Isn't it great that we have SSL (Secure Socket Layer). Now we are saved from the ugly hand of fraud, now we are secure, we can do shopping online with a comfort that everything we do is encrypted! As long as you see a padlock on your browser, you can give your credit card details, talk about your personal problems, give all the confidential information about your financial affairs. This is the answer to all our problems! The holy Grail of secure Internet shopping! Or is it?
By Melih Abdulhayoglu, Chief Security Architect - Comodo Group
SSL is Secure Socket Layer (and its latest update TLS, Transport Layer Security) was designed by the people who brought us the Netscape browser technology. Really it is a data transport protocol.

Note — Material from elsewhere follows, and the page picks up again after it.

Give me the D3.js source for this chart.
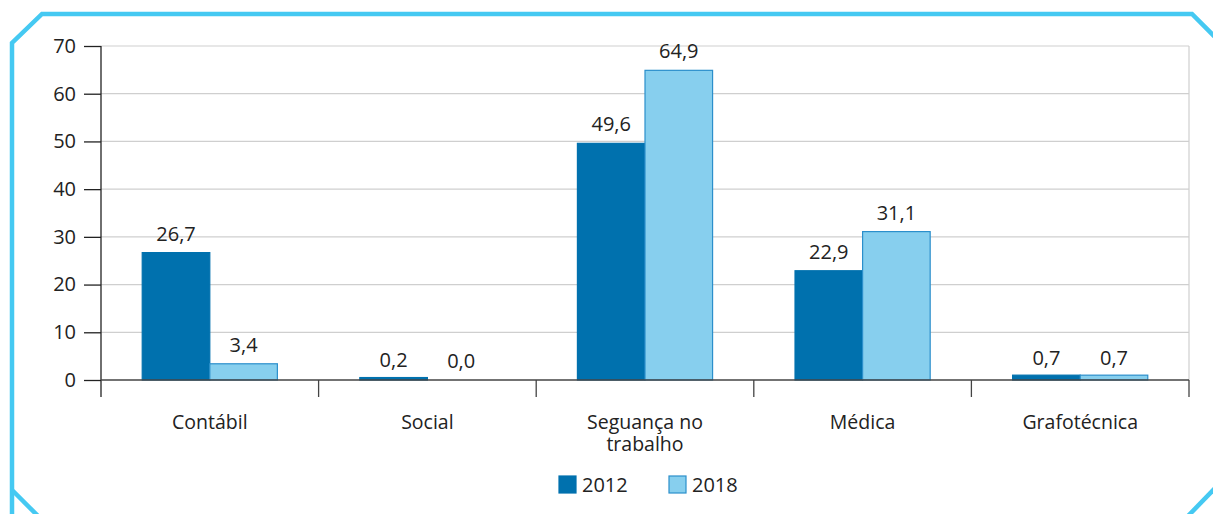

Internet merchants wanting to use the system get an SSL Certificate. The Certificate is data that has been digitally signed by a CA (Certification Authority, someone we are supposed to trust). Because it has been digitally signed by a trustworthy institution (CA) we are supposed to trust the data it contains. When you need to submit confidential information to the website (and you don’t intend anyone else to see it) you go to their secure web site. You can tell it’s secure because it has a slightly different start to the URL – "HTTPS" or "https". Notice the "s" at the end of http, signifying "secure". This indicates that you have established an SSL session through https secured URL.
Also notice that you now have a padlock showing on bottom right of your
browser signifying an SSL connection. Many users are not familiar with
this padlock yet. It has taken the industry about 5 years to ‘educate’
us to associate secure connection with this little padlock!
OK, now I see the padlock, what does it really mean? All it means is that you have an encrypted channel/link with that certificate owner.
So does this mean that the URL (web address) that I see in my browser bar is who I have a secure link with? NO! All it means is that you have an encrypted link with the certificate holder. There is no verifiable or trustable link between the padlock and what you see in your URL bar! Unless you double click on the padlock to view the details of the SSL certificate and then compare it with what is being shown on the URL - which not many of us know about or are willing to go through.
What’s more, how do I know that the padlock I see is an authentic
one? Well, you don’t - for all you know this could be faked by a
simple piece of code in the website.
At the end of the day, the idea of SSL is a good one, but without verification technologies to allow the end user to easily verify the authenticity of a padlock or other icon it cannot be completely trusted as a secure connection.